Rockwell pins hopes on $8m business restructure amid Q3 loss

Tjaart Willemse, CEO, Rockwell Diamonds

ROCKWELL Diamonds posted a $5.5m net loss for the third quarter (2016: -$10.5m), but said a $8m spending plan, approved by the board on November 20, would make the company profitable.

Tjaart Willemse, the newly appointed CEO of the Johannesburg-listed alluvial diamond miner, said in a third quarter update that the firm had also assuming direct management of its assets.

“The company was taken back from being effectively operated by third parties and is now managed by its management – the way it should be,” said Willemse.

Rockwell mines for alluvial diamonds in the Northern Cape province of South Africa. Its key asset is Wouterspan which is designed to process 200,000 cubic metres of gravels a month. The gravels are then screened for rough diamonds.

A number of its other assets, including the Saxendrift mine, are being sold for about R45m which will help cut debt and slash the firm’s rehabilitation liabilities.

Rockwell has hardly ever been profit-making, but its poor performance in the third quarter was put down to a bruising separation from its third party mining and construction contractor.

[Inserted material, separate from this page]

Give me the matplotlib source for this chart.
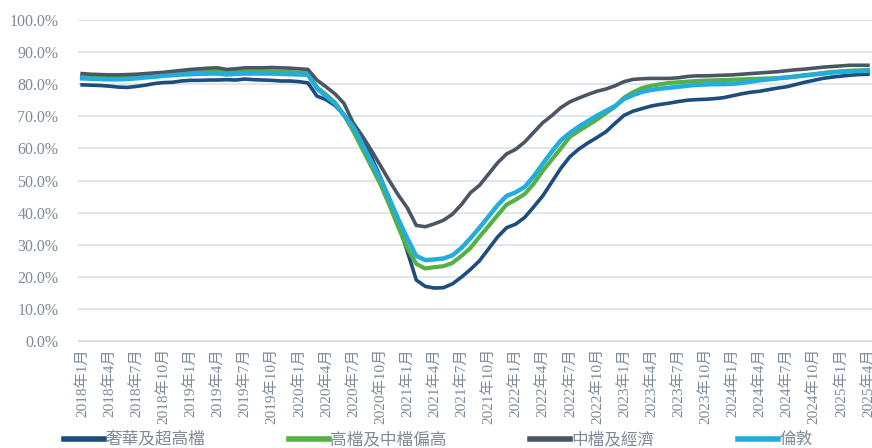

Rockwell accused the contractor of having tampered with its machinery which it consequently blamed for the slower-than-expected ramp-up of operations in the third quarter.

Diamond revenues slumped two-thirds and operating costs increased by a similar amount during the period under review in which the firm’s operations ground to a standstill amid the dispute.

A spoliation application – in which the contractor sought to seize Rockwell’s mining equipment – was defended but Rockwell is facing a liquidation application by the contractor – something that hadn’t been supported by the firm’s other creditors.

“Rockwell completed a challenging quarter which commenced with a review of the practices, strategy and business plans and ended with new financing to complete WPC (Wouterspan Processing Plant) whilst having to attend to a series of unfounded and malicious legal attacks from its erstwhile mining and construction contractor,” said Willemse.

“On restarting the operations production ramp-up has been slower than anticipated, mostly as a result of unexpected challenges with earthmoving equipment after it was found to have been tampered with during the period following the interim spoliation ruling in favour of the contractor,” he added.

“Not all challenges have been overcome yet, but this is receiving due attention,” he added.

In the firm’s notes on outlook, Willemse said Rockwell was “seeking ways to expand production towards a longer term target of 500,000 cubic metres a month.

It was also building a resource development strategy that would lead to “future production expansion and/or replacement”. Further details were likely when the firm conducted a third quarter conference call scheduled for January 24.